Hythloday   Sunday, November 30, 2003, 14:37 GMT
What do you think about nasal English accents? Do they bother you? If so, which ones bother you the most? Are there any nasal English accents which don't bother you at all?
Ash   Sunday, November 30, 2003, 23:23 GMT
nasality in British English accents or American ones?I don't remember ever hearing a nasal British one but I think the New Jersey accent is nasal and somewhat annoying and the Long Island accent too.
Hythloday   Sunday, November 30, 2003, 23:32 GMT
British, American, Australian - whatever. French English accents are very nasal, aren't they, but rarely criticised because of it. Are there differences in nasality across U.S. English, then? I thought all U.S. English accents were nasal. Nasal British English accents include working-class Manchester (Mancunian), Liverpool (Scouse) and Birmingham (Brummie).
Ash   Sunday, November 30, 2003, 23:47 GMT
yeah, actually there is! The southern accents don't sound too nasal to me, though they are all a bit different. Varying from state to state.Pittsburgh sounds nasal to me too. Thats where I'm from. The French English does sound nasal. I think thats because of the nasallity in their own language.
Clark   Monday, December 01, 2003, 00:57 GMT
The only accents to me that sound nasal in America are the ones from New York and places like that.
Ash   Tuesday, December 02, 2003, 04:43 GMT
Where are you from Clark?
Clark   Tuesday, December 02, 2003, 06:16 GMT
Je suis de Californie.
Ich kumm aus Kalifornia.
Soy de California.
Jeg kommer fra Kalifornia.
Eu sunt de Calfornia.
Sou da California.
Tha mi à California.
Ek kom uit Kalifornia.

I am not trying to be a smart-ass; I was just trying to see how many languages I can say this in.
Ash   Tuesday, December 02, 2003, 06:43 GMT
Dam your good!I wish I could speak more languanges. I only know a bit of french and very little spanish both of witch I took in highschool.I've never had the opportunity to take more because school never offered more. Thats pretty cool you know so many.
Clark   Tuesday, December 02, 2003, 06:49 GMT
I hope that I did not mislead you. I can only speak English fluently, and then I can hold a conversation in French, Spanish and German. And then the rest of the languages I can only say a couple of things in.

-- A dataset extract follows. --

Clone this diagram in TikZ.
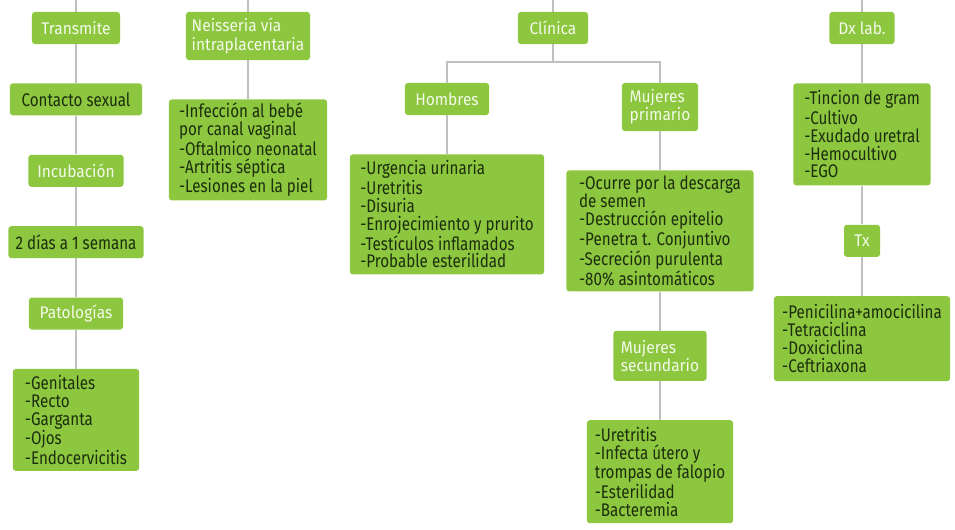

D'ou viens-tu ? Des Etats-Unis, non ?
Guilhem   Tuesday, December 02, 2003, 07:02 GMT
Very impressive, Clark.

I will teach you to say it in Occitan: "Soi de California"

It is not very different from Spanish, n'est-ce pas?
Ash   Tuesday, December 02, 2003, 07:26 GMT
Oui! Je suis american. theres too any grammer rules and vocabulary that I've forgotten. it's sad that after only two years I'm starting to forget. I wish I could take it in college but the campus I go to dosn't offer it. The amount of foriegn language taught in the states is pitifull. I used to be able to speak french very well but I've forgoten too many verb tenses, like the rules for comditional.
Ryan   Tuesday, December 02, 2003, 07:49 GMT
The ae sound like in the word "cat" is very nasal in the northern midwest of the United States. East Coast accents have the nasal "raised ae" sound in front of certain consonants, but not others. In places like Michigan and Chicago, the "ae" sound is always raised no matter what letter it is before. I never notice nasality in British accents because my own accent is much more nasal than any British accent.
Alice   Wednesday, December 03, 2003, 04:54 GMT
There are alot of nasal american accents, but there are some that aren't. So-called "unaccented" american english is not generally nasal, but sometimes the nasality of a person's speech has as much to do with thier phisiology as their origin, I've known people within the same family to speak with vastly varying degrees of nasality. In general, overly nasal accents don't appeal to me.
Clark   Wednesday, December 03, 2003, 06:25 GMT
Guihlem, est-ce qu'on prononce "oi" comme en le français ou comme en l'espagnol ?

Ash, alors, tu es américainE (aven un "e") ! Ou peut-etre, tu es un homme ? Je croyais que tu es une femme avec le nom "Ash." C'est court pour "Ashley", non ?
Guilhem   Wednesday, December 03, 2003, 08:53 GMT
Clark, in Occitan, the letter 'o' is pronounced [u] like in French 'tout' or Spanish 'luna'. So 'oi' is pronounced [uy] as in French 'rouille'.

Also final 'a' is pronounced [o] as in French 'bon'. So when you say, 'Soi de California' it would sound like 'Suy de Califurnio'.